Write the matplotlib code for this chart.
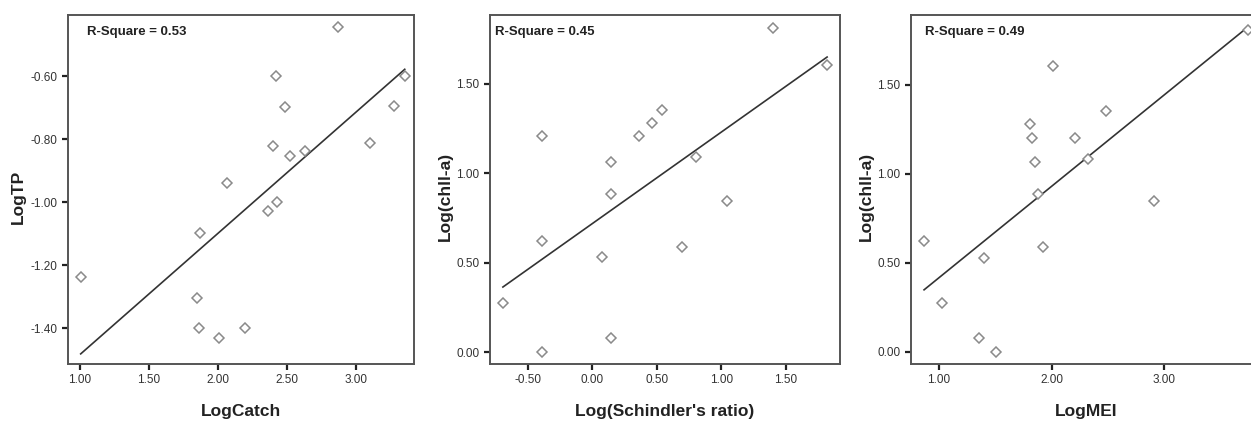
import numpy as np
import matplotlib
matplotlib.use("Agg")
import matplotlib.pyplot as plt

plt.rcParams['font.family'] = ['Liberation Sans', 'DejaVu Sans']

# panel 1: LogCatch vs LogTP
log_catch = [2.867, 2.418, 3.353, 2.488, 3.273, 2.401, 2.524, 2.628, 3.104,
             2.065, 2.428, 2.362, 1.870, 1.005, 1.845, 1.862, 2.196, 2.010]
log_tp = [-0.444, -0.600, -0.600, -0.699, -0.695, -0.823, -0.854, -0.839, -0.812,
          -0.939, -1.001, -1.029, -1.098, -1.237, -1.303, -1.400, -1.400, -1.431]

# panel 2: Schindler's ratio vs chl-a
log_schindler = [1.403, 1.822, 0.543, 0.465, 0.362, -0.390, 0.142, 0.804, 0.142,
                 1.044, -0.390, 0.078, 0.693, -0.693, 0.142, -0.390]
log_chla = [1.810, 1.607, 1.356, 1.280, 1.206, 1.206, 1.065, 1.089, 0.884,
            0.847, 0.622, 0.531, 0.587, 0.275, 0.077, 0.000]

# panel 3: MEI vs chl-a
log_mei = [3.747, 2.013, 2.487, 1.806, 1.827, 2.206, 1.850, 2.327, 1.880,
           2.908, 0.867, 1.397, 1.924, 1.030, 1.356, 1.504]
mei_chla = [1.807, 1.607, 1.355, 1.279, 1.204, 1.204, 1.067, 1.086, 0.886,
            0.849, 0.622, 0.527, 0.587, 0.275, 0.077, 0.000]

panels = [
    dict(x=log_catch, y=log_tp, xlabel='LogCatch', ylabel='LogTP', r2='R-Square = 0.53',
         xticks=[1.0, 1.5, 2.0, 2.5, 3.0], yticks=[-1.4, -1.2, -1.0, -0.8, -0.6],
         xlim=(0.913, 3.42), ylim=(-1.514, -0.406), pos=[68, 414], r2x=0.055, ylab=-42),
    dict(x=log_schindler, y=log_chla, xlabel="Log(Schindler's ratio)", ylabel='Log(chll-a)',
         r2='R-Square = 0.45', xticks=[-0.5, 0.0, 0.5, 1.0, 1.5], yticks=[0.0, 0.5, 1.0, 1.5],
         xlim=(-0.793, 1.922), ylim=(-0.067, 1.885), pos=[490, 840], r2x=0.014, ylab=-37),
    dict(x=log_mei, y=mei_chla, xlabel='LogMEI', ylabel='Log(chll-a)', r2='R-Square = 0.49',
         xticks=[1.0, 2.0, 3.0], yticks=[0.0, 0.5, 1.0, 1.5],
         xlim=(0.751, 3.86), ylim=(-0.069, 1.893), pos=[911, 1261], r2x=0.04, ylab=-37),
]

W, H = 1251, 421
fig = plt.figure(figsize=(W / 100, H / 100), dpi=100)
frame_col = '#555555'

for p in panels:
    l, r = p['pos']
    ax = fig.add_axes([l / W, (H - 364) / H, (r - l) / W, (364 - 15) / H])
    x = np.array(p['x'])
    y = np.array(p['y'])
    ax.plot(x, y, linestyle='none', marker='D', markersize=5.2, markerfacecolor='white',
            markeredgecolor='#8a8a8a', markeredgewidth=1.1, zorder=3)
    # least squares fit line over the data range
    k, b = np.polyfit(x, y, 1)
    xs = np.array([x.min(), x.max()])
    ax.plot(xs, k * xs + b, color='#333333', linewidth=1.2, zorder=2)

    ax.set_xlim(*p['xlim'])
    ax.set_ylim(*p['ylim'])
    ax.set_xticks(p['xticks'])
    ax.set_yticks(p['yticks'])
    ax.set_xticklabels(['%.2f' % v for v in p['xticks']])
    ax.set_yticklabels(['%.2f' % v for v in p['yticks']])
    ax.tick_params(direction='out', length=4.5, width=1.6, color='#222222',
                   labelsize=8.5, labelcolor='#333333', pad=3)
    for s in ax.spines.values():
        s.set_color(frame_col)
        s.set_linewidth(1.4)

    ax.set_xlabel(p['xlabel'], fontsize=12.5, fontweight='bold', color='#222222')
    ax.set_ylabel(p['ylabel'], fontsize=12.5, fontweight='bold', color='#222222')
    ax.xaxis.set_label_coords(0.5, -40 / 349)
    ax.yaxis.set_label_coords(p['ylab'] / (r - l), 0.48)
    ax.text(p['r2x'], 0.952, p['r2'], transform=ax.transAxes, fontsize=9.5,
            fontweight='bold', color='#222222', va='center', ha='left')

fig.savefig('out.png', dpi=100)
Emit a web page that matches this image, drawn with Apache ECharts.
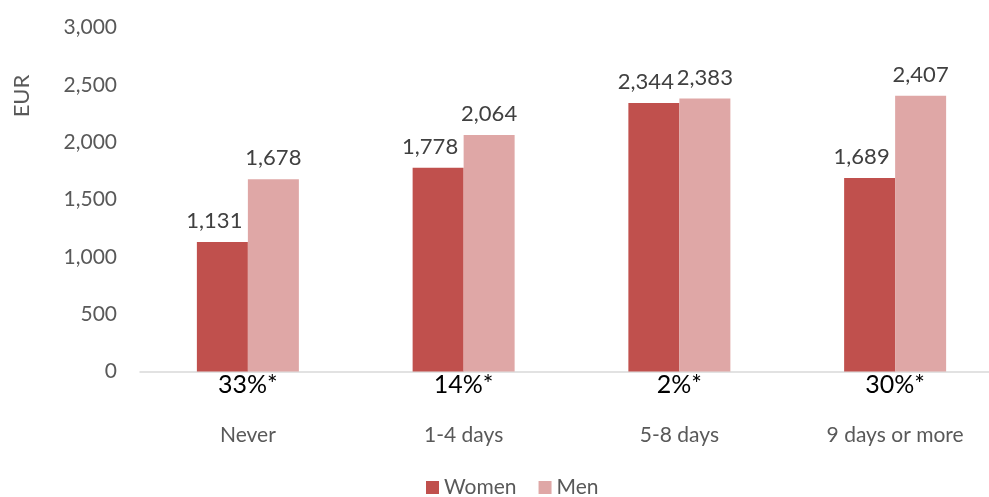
········
Objective
Only the lines from the top of the data through the line with "0.847, 0.622, 0.531, 0.587, 0.275, 0.077, 0.000]" should be quoted, exactly and with both ends kept; skip the pictures.

Answer to this task
Write the matplotlib code for this chart.
import numpy as np
import matplotlib
matplotlib.use("Agg")
import matplotlib.pyplot as plt

plt.rcParams['font.family'] = ['Liberation Sans', 'DejaVu Sans']

# panel 1: LogCatch vs LogTP
log_catch = [2.867, 2.418, 3.353, 2.488, 3.273, 2.401, 2.524, 2.628, 3.104,
             2.065, 2.428, 2.362, 1.870, 1.005, 1.845, 1.862, 2.196, 2.010]
log_tp = [-0.444, -0.600, -0.600, -0.699, -0.695, -0.823, -0.854, -0.839, -0.812,
          -0.939, -1.001, -1.029, -1.098, -1.237, -1.303, -1.400, -1.400, -1.431]

# panel 2: Schindler's ratio vs chl-a
log_schindler = [1.403, 1.822, 0.543, 0.465, 0.362, -0.390, 0.142, 0.804, 0.142,
                 1.044, -0.390, 0.078, 0.693, -0.693, 0.142, -0.390]
log_chla = [1.810, 1.607, 1.356, 1.280, 1.206, 1.206, 1.065, 1.089, 0.884,
            0.847, 0.622, 0.531, 0.587, 0.275, 0.077, 0.000]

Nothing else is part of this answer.